----- STORED DATA -----

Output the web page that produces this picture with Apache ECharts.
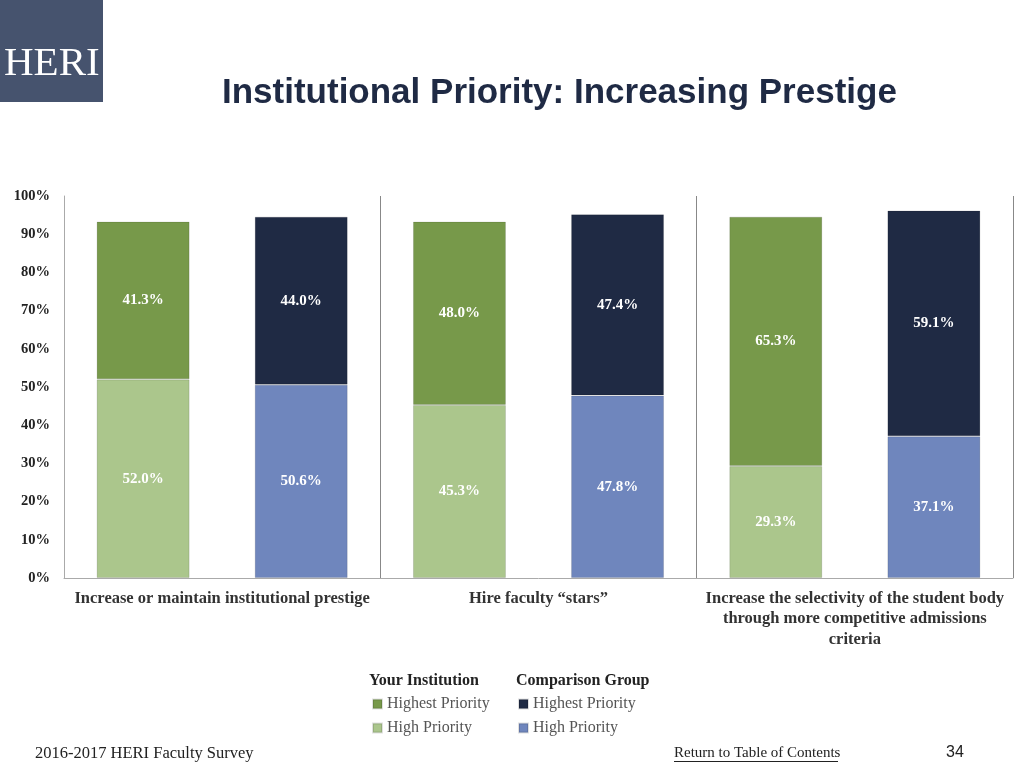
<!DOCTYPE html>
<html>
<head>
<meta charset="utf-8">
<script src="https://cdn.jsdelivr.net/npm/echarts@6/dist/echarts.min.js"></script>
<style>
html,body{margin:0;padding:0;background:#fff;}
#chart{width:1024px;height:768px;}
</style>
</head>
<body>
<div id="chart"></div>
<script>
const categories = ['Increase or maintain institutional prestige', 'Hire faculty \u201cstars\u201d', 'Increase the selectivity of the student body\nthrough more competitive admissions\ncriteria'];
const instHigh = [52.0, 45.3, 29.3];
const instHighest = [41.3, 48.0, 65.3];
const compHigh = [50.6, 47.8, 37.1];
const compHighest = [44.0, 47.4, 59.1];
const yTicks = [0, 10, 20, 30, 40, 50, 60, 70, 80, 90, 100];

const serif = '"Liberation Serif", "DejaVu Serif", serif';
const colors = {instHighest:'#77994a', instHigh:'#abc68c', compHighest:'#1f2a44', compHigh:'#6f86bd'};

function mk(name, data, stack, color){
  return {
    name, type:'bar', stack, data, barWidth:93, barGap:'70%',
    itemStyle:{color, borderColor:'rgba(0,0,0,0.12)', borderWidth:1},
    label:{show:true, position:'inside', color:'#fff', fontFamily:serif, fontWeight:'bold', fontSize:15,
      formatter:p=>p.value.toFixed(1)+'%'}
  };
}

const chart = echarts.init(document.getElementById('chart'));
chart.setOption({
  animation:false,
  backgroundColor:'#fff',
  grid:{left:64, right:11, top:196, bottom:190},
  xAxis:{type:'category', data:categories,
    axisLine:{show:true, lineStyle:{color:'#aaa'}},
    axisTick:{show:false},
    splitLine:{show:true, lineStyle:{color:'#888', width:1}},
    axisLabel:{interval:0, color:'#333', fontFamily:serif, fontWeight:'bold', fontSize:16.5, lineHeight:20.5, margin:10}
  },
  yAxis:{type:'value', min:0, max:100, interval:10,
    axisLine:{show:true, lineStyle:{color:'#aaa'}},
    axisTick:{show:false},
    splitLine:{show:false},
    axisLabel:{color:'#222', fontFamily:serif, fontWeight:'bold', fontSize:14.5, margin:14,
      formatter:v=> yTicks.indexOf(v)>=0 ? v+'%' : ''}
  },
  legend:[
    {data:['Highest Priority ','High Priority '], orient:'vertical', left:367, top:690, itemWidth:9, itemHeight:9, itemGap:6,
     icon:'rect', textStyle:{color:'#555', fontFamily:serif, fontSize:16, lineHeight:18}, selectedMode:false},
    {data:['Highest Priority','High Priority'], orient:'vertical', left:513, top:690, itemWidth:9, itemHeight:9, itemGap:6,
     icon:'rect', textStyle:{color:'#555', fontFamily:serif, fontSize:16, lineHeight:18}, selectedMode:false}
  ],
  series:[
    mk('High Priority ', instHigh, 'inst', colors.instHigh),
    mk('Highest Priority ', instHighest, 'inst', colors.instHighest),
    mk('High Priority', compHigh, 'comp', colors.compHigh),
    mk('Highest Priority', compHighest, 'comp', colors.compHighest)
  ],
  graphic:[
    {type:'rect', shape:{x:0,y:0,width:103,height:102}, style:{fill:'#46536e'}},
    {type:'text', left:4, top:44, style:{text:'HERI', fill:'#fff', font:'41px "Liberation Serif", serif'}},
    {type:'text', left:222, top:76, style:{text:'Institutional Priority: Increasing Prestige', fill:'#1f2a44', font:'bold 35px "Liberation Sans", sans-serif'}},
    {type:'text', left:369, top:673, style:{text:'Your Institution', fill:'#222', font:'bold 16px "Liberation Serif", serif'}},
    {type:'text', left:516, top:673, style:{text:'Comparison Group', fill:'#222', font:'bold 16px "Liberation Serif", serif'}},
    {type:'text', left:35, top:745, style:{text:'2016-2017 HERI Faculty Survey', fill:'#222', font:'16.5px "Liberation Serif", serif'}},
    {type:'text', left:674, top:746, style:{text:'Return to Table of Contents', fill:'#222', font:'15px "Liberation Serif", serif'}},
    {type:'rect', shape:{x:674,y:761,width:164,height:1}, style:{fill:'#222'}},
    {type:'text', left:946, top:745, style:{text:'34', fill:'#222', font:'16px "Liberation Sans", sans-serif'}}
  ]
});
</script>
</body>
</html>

-----

### TASK GOAL:
Except for the pictures, print the data above exactly.

### FINISHED EXERCISE:
Output the web page that produces this picture with Apache ECharts.
<!DOCTYPE html>
<html>
<head>
<meta charset="utf-8">
<script src="https://cdn.jsdelivr.net/npm/echarts@6/dist/echarts.min.js"></script>
<style>
html,body{margin:0;padding:0;background:#fff;}
#chart{width:1024px;height:768px;}
</style>
</head>
<body>
<div id="chart"></div>
<script>
const categories = ['Increase or maintain institutional prestige', 'Hire faculty \u201cstars\u201d', 'Increase the selectivity of the student body\nthrough more competitive admissions\ncriteria'];
const instHigh = [52.0, 45.3, 29.3];
const instHighest = [41.3, 48.0, 65.3];
const compHigh = [50.6, 47.8, 37.1];
const compHighest = [44.0, 47.4, 59.1];
const yTicks = [0, 10, 20, 30, 40, 50, 60, 70, 80, 90, 100];

const serif = '"Liberation Serif", "DejaVu Serif", serif';
const colors = {instHighest:'#77994a', instHigh:'#abc68c', compHighest:'#1f2a44', compHigh:'#6f86bd'};

function mk(name, data, stack, color){
  return {
    name, type:'bar', stack, data, barWidth:93, barGap:'70%',
    itemStyle:{color, borderColor:'rgba(0,0,0,0.12)', borderWidth:1},
    label:{show:true, position:'inside', color:'#fff', fontFamily:serif, fontWeight:'bold', fontSize:15,
      formatter:p=>p.value.toFixed(1)+'%'}
  };
}

const chart = echarts.init(document.getElementById('chart'));
chart.setOption({
  animation:false,
  backgroundColor:'#fff',
  grid:{left:64, right:11, top:196, bottom:190},
  xAxis:{type:'category', data:categories,
    axisLine:{show:true, lineStyle:{color:'#aaa'}},
    axisTick:{show:false},
    splitLine:{show:true, lineStyle:{color:'#888', width:1}},
    axisLabel:{interval:0, color:'#333', fontFamily:serif, fontWeight:'bold', fontSize:16.5, lineHeight:20.5, margin:10}
  },
  yAxis:{type:'value', min:0, max:100, interval:10,
    axisLine:{show:true, lineStyle:{color:'#aaa'}},
    axisTick:{show:false},
    splitLine:{show:false},
    axisLabel:{color:'#222', fontFamily:serif, fontWeight:'bold', fontSize:14.5, margin:14,
      formatter:v=> yTicks.indexOf(v)>=0 ? v+'%' : ''}
  },
  legend:[
    {data:['Highest Priority ','High Priority '], orient:'vertical', left:367, top:690, itemWidth:9, itemHeight:9, itemGap:6,
     icon:'rect', textStyle:{color:'#555', fontFamily:serif, fontSize:16, lineHeight:18}, selectedMode:false},
    {data:['Highest Priority','High Priority'], orient:'vertical', left:513, top:690, itemWidth:9, itemHeight:9, itemGap:6,
     icon:'rect', textStyle:{color:'#555', fontFamily:serif, fontSize:16, lineHeight:18}, selectedMode:false}
  ],
  series:[
    mk('High Priority ', instHigh, 'inst', colors.instHigh),
    mk('Highest Priority ', instHighest, 'inst', colors.instHighest),
    mk('High Priority', compHigh, 'comp', colors.compHigh),
    mk('Highest Priority', compHighest, 'comp', colors.compHighest)
  ],
  graphic:[
    {type:'rect', shape:{x:0,y:0,width:103,height:102}, style:{fill:'#46536e'}},
    {type:'text', left:4, top:44, style:{text:'HERI', fill:'#fff', font:'41px "Liberation Serif", serif'}},
    {type:'text', left:222, top:76, style:{text:'Institutional Priority: Increasing Prestige', fill:'#1f2a44', font:'bold 35px "Liberation Sans", sans-serif'}},
    {type:'text', left:369, top:673, style:{text:'Your Institution', fill:'#222', font:'bold 16px "Liberation Serif", serif'}},
    {type:'text', left:516, top:673, style:{text:'Comparison Group', fill:'#222', font:'bold 16px "Liberation Serif", serif'}},
    {type:'text', left:35, top:745, style:{text:'2016-2017 HERI Faculty Survey', fill:'#222', font:'16.5px "Liberation Serif", serif'}},
    {type:'text', left:674, top:746, style:{text:'Return to Table of Contents', fill:'#222', font:'15px "Liberation Serif", serif'}},
    {type:'rect', shape:{x:674,y:761,width:164,height:1}, style:{fill:'#222'}},
    {type:'text', left:946, top:745, style:{text:'34', fill:'#222', font:'16px "Liberation Sans", sans-serif'}}
  ]
});
</script>
</body>
</html>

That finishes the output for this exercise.